Islamism has been accepted by the West as simply another political point of view, and its growing efforts and sometimes violent acts to force its dictates has been met with little, if any resistance especially since September 11, 2001.
On May 23, 2014, the Sunday Review of the New York Times published an op-ed by Shadi Hamid. In “The Brotherhood Will Be Back,” the author, a fellow at the Brookings Institution’s Saban Center, put political Islam’s cards on the table:
“Liberals would say that their solution is the only acceptable compromise. In a liberal society, everyone—secular and Salafi alike—can freely express their religious preferences. But the notion that liberalism is ‘neutral’ can be accepted only within a liberal framework. Islamists cannot fully express their Islamism in a strictly secular state.”
While subtly making the usual arguments about moderate and extremist Islamists, Hamid points out Islamism’s growing role in the Arab Spring phenomenon. And since the majority of people in Muslim countries, he claims, believes in the superiority of Shari’a Law, it ought to be the law of the land whatever the political regime.
Mohammed Morsi’s ouster in Egypt should not, therefore, be regarded as a meaningful expression of popular will against theocratic dictatorship. After all, like all Muslim Brotherhood supporters, Hamid reminds us that Morsi was democratically elected. He does not consider the popular uprising, the will of tens of millions of Egyptians demonstrating to remove Morsi, to mean anything.
Hamid, like Anwar Ibrahim — the failed Malaysian politician who’s similar gibberish to promote ‘Democracy according to Islam’ won him many influential friends among Western political elites — argues for Islamic democracy ( an oxymoron). He says that “contrary to academic and popular wisdom, [democracy] is likely to push Islamist parties toward greater liberalism. In religiously conservative societies, there is widespread support for more mixing of religion and politics, not less.”
Hamid’s main point, apart from softening his readers’ cold hearts regarding the Brotherhood and Islamists everywhere, is to argue “the fundamental inability of secular state systems to accommodate Islamist participation in the democratic process.” In this, he seems to define democracy as merely an electoral choice. He poses to the West what he calls a “thorny question”: “Do Arabs have the right to decide—through the democratic process—that they would rather not be liberal?”
If Hamid only meant to point out that liberal democracy and “Islamic Democracy” are incompatible, he’s correct. However, he asserts that since there are Islamists, there must be “Islamic democracy” that all the world should recognize as legitimate. Thus, it’s “the Shari’a way or the highway.”
Since the political rise of the Brotherhood in Egypt, Western liberals have chosen to believe that Islamism (not only the Brotherhood’s version but also Qatar’s—where Western tourists are now warned to dress modestly—Saudi Arabia’s and even Iran’s) tempered by power and political, economic, and social responsibility would bring the Muslim world into rough concordance with Western values. Hamid plays upon this. He also plays upon the West’s disaffection with itself by suggesting a fundamental weakness of secular liberalism, i.e., that it really cannot accommodate Islam.

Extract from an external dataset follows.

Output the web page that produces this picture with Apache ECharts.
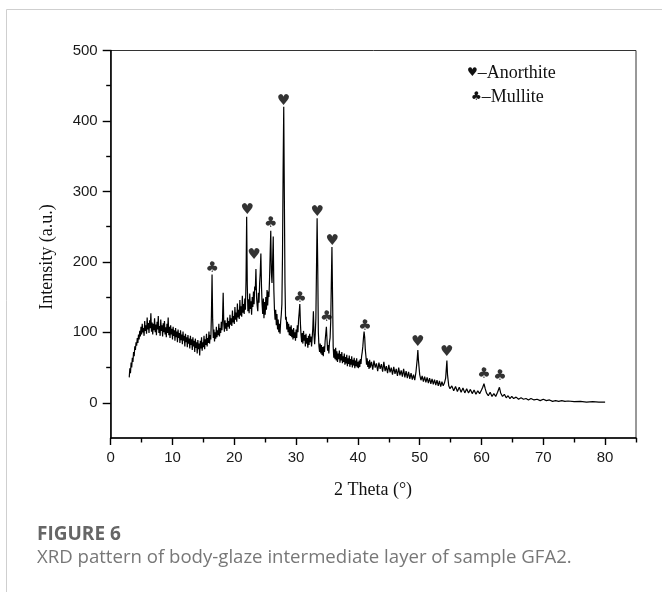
<!DOCTYPE html>
<html>
<head>
<meta charset="utf-8">
<script src="https://cdn.jsdelivr.net/npm/echarts@6/dist/echarts.min.js"></script>
<style>
html,body{margin:0;padding:0;background:#fff;}
#chart{width:662px;height:592px;}
</style>
</head>
<body>
<div id="chart"></div>
<script>
// XRD pattern: [2-theta (deg), intensity (a.u.)]
var pattern = [
[3.0,36],[3.1,49],[3.2,42],[3.3,57],[3.4,50],[3.5,64],[3.6,58],[3.7,72],[3.8,66],[3.9,80],
[4.0,75],[4.1,86],[4.2,81],[4.3,92],[4.4,85],[4.5,97],[4.6,90],[4.7,102],[4.8,94],[4.9,108],
[5.0,97],[5.1,112],[5.2,100],[5.3,106],[5.4,95],[5.5,116],[5.6,102],[5.7,110],[5.8,98],[5.9,121],
[6.0,104],[6.1,113],[6.2,99],[6.3,117],[6.4,106],[6.5,127],[6.6,101],[6.7,114],[6.8,97],[6.9,112],
[7.0,103],[7.1,120],[7.2,100],[7.3,111],[7.4,96],[7.5,115],[7.6,104],[7.7,123],[7.8,99],[7.9,109],
[8.0,95],[8.1,118],[8.2,102],[8.3,110],[8.4,94],[8.5,113],[8.6,100],[8.7,116],[8.8,97],[8.9,107],
[9.0,93],[9.1,112],[9.2,99],[9.3,121],[9.4,96],[9.5,108],[9.6,92],[9.7,110],[9.8,97],[9.9,105],
[10.0,90],[10.1,108],[10.2,95],[10.3,103],[10.4,88],[10.5,106],[10.6,93],[10.7,101],[10.8,86],[10.9,104],
[11.0,92],[11.1,99],[11.2,85],[11.3,103],[11.4,89],[11.5,97],[11.6,83],[11.7,101],[11.8,88],[11.9,95],
[12.0,80],[12.1,98],[12.2,86],[12.3,93],[12.4,79],[12.5,96],[12.6,84],[12.7,91],[12.8,77],[12.9,95],
[13.0,82],[13.1,90],[13.2,75],[13.3,93],[13.4,80],[13.5,88],[13.6,72],[13.7,91],[13.8,78],[13.9,86],
[14.0,70],[14.1,89],[14.2,76],[14.3,84],[14.4,67],[14.5,88],[14.6,77],[14.7,93],[14.8,74],[14.9,86],
[15.0,79],[15.1,95],[15.2,76],[15.3,90],[15.4,82],[15.5,98],[15.6,80],[15.7,92],[15.8,85],[15.9,101],
[16.0,84],[16.1,96],[16.2,90],[16.3,125],[16.4,182],[16.5,118],[16.6,92],[16.7,104],[16.8,87],[16.9,100],
[17.0,91],[17.1,108],[17.2,93],[17.3,103],[17.4,96],[17.5,112],[17.6,94],[17.7,106],[17.8,99],[17.9,115],
[18.0,103],[18.1,120],[18.2,156],[18.3,112],[18.4,101],[18.5,117],[18.6,105],[18.7,113],[18.8,102],[18.9,121],
[19.0,108],[19.1,116],[19.2,105],[19.3,125],[19.4,111],[19.5,120],[19.6,109],[19.7,131],[19.8,114],[19.9,123],
[20.0,112],[20.1,136],[20.2,118],[20.3,128],[20.4,115],[20.5,141],[20.6,121],[20.7,132],[20.8,119],[20.9,146],
[21.0,124],[21.1,137],[21.2,122],[21.3,152],[21.4,128],[21.5,140],[21.6,126],[21.7,148],[21.8,132],[21.9,175],
[22.0,264],[22.1,168],[22.2,130],[22.3,147],[22.4,127],[22.5,155],[22.6,133],[22.7,144],[22.8,125],[22.9,150],
[23.0,136],[23.1,158],[23.2,140],[23.3,165],[23.4,160],[23.5,190],[23.6,150],[23.7,138],[23.8,130],[23.9,156],
[24.0,142],[24.1,170],[24.2,185],[24.3,212],[24.4,165],[24.5,140],[24.6,126],[24.7,148],[24.8,120],[24.9,143],
[25.0,125],[25.1,150],[25.2,132],[25.3,160],[25.4,138],[25.5,158],[25.6,150],[25.7,175],[25.8,210],[25.9,244],
[26.0,185],[26.1,170],[26.2,200],[26.3,236],[26.4,160],[26.5,132],[26.6,118],[26.7,132],[26.8,110],[26.9,126],
[27.0,104],[27.1,118],[27.2,100],[27.3,112],[27.4,98],[27.5,115],[27.6,125],[27.7,140],[27.8,210],[27.9,330],
[28.0,420],[28.1,290],[28.2,170],[28.3,118],[28.4,122],[28.5,104],[28.6,115],[28.7,100],[28.8,112],[28.9,96],
[29.0,108],[29.1,95],[29.2,110],[29.3,93],[29.4,104],[29.5,90],[29.6,106],[29.7,92],[29.8,100],[29.9,88],
[30.0,104],[30.1,92],[30.2,110],[30.3,100],[30.4,118],[30.5,128],[30.6,140],[30.7,112],[30.8,96],[30.9,86],
[31.0,99],[31.1,84],[31.2,102],[31.3,88],[31.4,96],[31.5,80],[31.6,98],[31.7,84],[31.8,92],[31.9,78],
[32.0,95],[32.1,82],[32.2,98],[32.3,86],[32.4,94],[32.5,80],[32.6,92],[32.7,105],[32.8,130],[32.9,96],
[33.0,83],[33.1,98],[33.2,120],[33.3,190],[33.4,262],[33.5,195],[33.6,100],[33.7,80],[33.8,72],[33.9,84],
[34.0,70],[34.1,82],[34.2,68],[34.3,79],[34.4,66],[34.5,80],[34.6,72],[34.7,88],[34.8,98],[34.9,108],
[35.0,90],[35.1,74],[35.2,82],[35.3,70],[35.4,86],[35.5,92],[35.6,115],[35.7,170],[35.8,221],[35.9,150],
[36.0,80],[36.1,64],[36.2,76],[36.3,62],[36.4,78],[36.5,60],[36.6,73],[36.7,58],[36.8,70],[36.9,62],
[37.0,74],[37.1,57],[37.2,69],[37.3,60],[37.4,72],[37.5,56],[37.6,66],[37.7,58],[37.8,70],[37.9,54],
[38.0,65],[38.1,56],[38.2,68],[38.3,52],[38.4,63],[38.5,55],[38.6,67],[38.7,51],[38.8,62],[38.9,54],
[39.0,66],[39.1,50],[39.2,61],[39.3,53],[39.4,64],[39.5,49],[39.6,60],[39.7,52],[39.8,63],[39.9,50],
[40.0,58],[40.1,49],[40.2,60],[40.3,51],[40.4,62],[40.5,55],[40.6,66],[40.7,72],[40.8,80],[40.9,92],
[41.0,101],[41.1,93],[41.2,75],[41.3,66],[41.4,54],[41.5,63],[41.6,51],[41.7,59],[41.8,48],[41.9,61],
[42.0,50],[42.2,58],[42.4,47],[42.6,60],[42.8,50],[43.0,56],[43.2,45],[43.4,57],[43.6,48],[43.8,55],
[44.0,44],[44.2,58],[44.4,45],[44.6,52],[44.8,42],[45.0,54],[45.2,43],[45.4,50],[45.6,40],[45.8,51],
[46.0,41],[46.2,48],[46.4,38],[46.6,50],[46.8,39],[47.0,46],[47.2,37],[47.4,48],[47.6,36],[47.8,45],
[48.0,35],[48.2,44],[48.4,34],[48.6,42],[48.8,33],[49.0,40],[49.2,32],[49.4,44],[49.6,62],[49.7,75],
[49.8,60],[50.0,40],[50.2,32],[50.4,38],[50.6,30],[50.8,37],[51.0,29],[51.2,36],[51.4,28],[51.6,35],
[51.8,27],[52.0,34],[52.2,26],[52.4,33],[52.6,25],[52.8,32],[53.0,24],[53.2,31],[53.4,23],[53.6,30],
[53.8,24],[54.0,28],[54.2,35],[54.4,60],[54.5,40],[54.7,24],[54.9,20],[55.2,24],[55.5,17],[55.8,23],
[56.1,16],[56.4,22],[56.7,15],[57.0,21],[57.3,14],[57.6,20],[57.9,14],[58.2,19],[58.5,13],[58.8,18],
[59.1,12],[59.4,17],[59.7,13],[60.0,18],[60.2,22],[60.4,27],[60.6,20],[60.8,14],[61.1,10],[61.4,15],
[61.7,9],[62.0,13],[62.3,9],[62.6,15],[62.9,22],[63.1,14],[63.4,9],[63.7,12],[64.0,7],[64.3,10],
[64.6,6],[64.9,9],[65.2,6],[65.6,8],[66.0,5],[66.4,7],[66.8,5],[67.2,6],[67.6,4],[68.0,6],
[68.5,4],[69.0,5],[69.5,3],[70.0,5],[70.5,3],[71.0,4],[71.5,2],[72.0,3],[72.5,2],[73.0,3],
[73.5,2],[74.0,2.5],[75.0,1.5],[76.0,2],[77.0,1],[78.0,1.5],[79.0,1],[80.0,1]
];
// Phase marker positions (glyph centres) [2-theta, intensity]
var anorthiteMarks = [[22.1,273],[23.2,210],[27.95,428],[33.43,271],[35.86,230],[49.67,86],[54.37,72]];
var mulliteMarks = [[16.44,191],[25.9,255],[30.63,148],[34.95,121],[41.15,109],[60.4,40],[63.0,38]];
// Axis ticks
var xMajorTicks = [0,10,20,30,40,50,60,70,80];
var xMinorTicks = [5,15,25,35,45,55,65,75,85];
var yMajorTicks = [0,100,200,300,400,500];
var yMinorTicks = [50,150,250,350,450];

var chart = echarts.init(document.getElementById('chart'), null, {renderer:'canvas'});
var axisColor = '#000';
var labelFont = {fontFamily:'Liberation Sans, Arial, sans-serif', fontSize:15, color:'#1a1a1a'};
var gridDef = {left:110.7, right:26, top:50.5, bottom:154, show:true, borderColor:'#333', borderWidth:1, containLabel:false};

function markSeries(data, glyph){
  return {
    type:'scatter', data:data, symbolSize:1, itemStyle:{color:'rgba(0,0,0,0)'},
    xAxisIndex:0, yAxisIndex:0, silent:true, z:5,
    label:{show:true, position:'inside', formatter:glyph, fontSize:15, color:'#000',
           fontFamily:'DejaVu Sans, sans-serif'}
  };
}

chart.setOption({
  animation:false,
  backgroundColor:'#fff',
  grid:gridDef,
  xAxis:[
    {type:'value', min:0, max:85,
     axisLine:{show:true, onZero:false, lineStyle:{color:axisColor, width:1.5}},
     axisTick:{show:true, inside:false, length:7, customValues:xMajorTicks, lineStyle:{color:axisColor, width:1.4}},
     axisLabel:Object.assign({margin:12, customValues:xMajorTicks}, labelFont),
     splitLine:{show:false}},
    {type:'value', min:0, max:85, position:'bottom',
     axisLine:{show:false, onZero:false},
     axisTick:{show:true, inside:false, length:4.5, customValues:xMinorTicks, lineStyle:{color:axisColor, width:1.4}},
     axisLabel:{show:false, customValues:xMinorTicks},
     splitLine:{show:false}}
  ],
  yAxis:[
    {type:'value', min:-50, max:500,
     axisLine:{show:true, onZero:false, lineStyle:{color:axisColor, width:1.5}},
     axisTick:{show:true, inside:false, length:8, customValues:yMajorTicks, lineStyle:{color:axisColor, width:1.4}},
     axisLabel:Object.assign({margin:13, customValues:yMajorTicks}, labelFont),
     splitLine:{show:false}},
    {type:'value', min:-50, max:500, position:'left',
     axisLine:{show:false, onZero:false},
     axisTick:{show:true, inside:false, length:4.5, customValues:yMinorTicks, lineStyle:{color:axisColor, width:1.4}},
     axisLabel:{show:false, customValues:yMinorTicks},
     splitLine:{show:false}}
  ],
  series:[
    {type:'line', data:pattern, xAxisIndex:0, yAxisIndex:0, showSymbol:false, symbol:'none',
     lineStyle:{color:'#000', width:1.2}, silent:true, z:3},
    markSeries(anorthiteMarks, '\u2665'),
    markSeries(mulliteMarks, '\u2663')
  ],
  graphic:[
    {type:'line', shape:{x1:6.5, y1:9.5, x2:662, y2:9.5}, style:{stroke:'#cfcfcf', lineWidth:1}, silent:true},
    {type:'line', shape:{x1:6.5, y1:9.5, x2:6.5, y2:592}, style:{stroke:'#cfcfcf', lineWidth:1}, silent:true},
    {type:'text', x:467, y:73, silent:true,
     style:{text:'{s|\u2665}\u2013Anorthite', font:'18px "Liberation Serif", "Times New Roman", serif', fill:'#111',
            textVerticalAlign:'middle',
            rich:{s:{fontSize:12, fontFamily:'DejaVu Sans', fill:'#111'}}}},
    {type:'text', x:471, y:97, silent:true,
     style:{text:'{s|\u2663}\u2013Mullite', font:'18px "Liberation Serif", "Times New Roman", serif', fill:'#111',
            textVerticalAlign:'middle',
            rich:{s:{fontSize:12, fontFamily:'DejaVu Sans', fill:'#111'}}}},
    {type:'text', x:373, y:490, silent:true,
     style:{text:'2 Theta (\u00b0)', font:'18px "Liberation Serif", "Times New Roman", serif', fill:'#111',
            textAlign:'center', textVerticalAlign:'middle'}},
    {type:'text', x:47, y:257, rotation:Math.PI/2, silent:true,
     style:{text:'Intensity (a.u.)', font:'18px "Liberation Serif", "Times New Roman", serif', fill:'#111',
            textAlign:'center', textVerticalAlign:'middle'}},
    {type:'text', x:37, y:535, silent:true,
     style:{text:'FIGURE 6', font:'bold 19px "Open Sans", "Noto Sans", sans-serif', fill:'#666',
            textAlign:'left', textVerticalAlign:'middle'}},
    {type:'text', x:37, y:558, silent:true,
     style:{text:'XRD pattern of body-glaze intermediate layer of sample GFA2.', font:'18.6px "Open Sans", "Noto Sans", sans-serif', fill:'#777',
            textAlign:'left', textVerticalAlign:'middle'}}
  ]
});
</script>
</body>
</html>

If liberalism has succeeded in accommodating other monotheisms, polytheisms, and even atheism without fundamental and violent opposition from Christians, Jews, and the followers of other religions, then the incompatibility of liberal democracy and Islam tells more about Islam than it does about liberalism.
If some Middle Eastern states become Islamist politically, good luck to them as long as they mind their own business. That they do so must not be seen as either the West’s fault due to it’s repressive acts of the past or to the inferiority of its political values.
If Hamid’s Brothers come back, let it not be with our help. It’s time for the West to defend itself at home, to challenge contorted propaganda publicly, whether it comes from Islamists or Politically Correct and otherwise muddled Westerners.
The rise of anti-Muslim European and Russian nationalism, the kind most Westerners have learned to dread, should be enough to stop Western political and social accommodation of, and submission to, Islamist demands.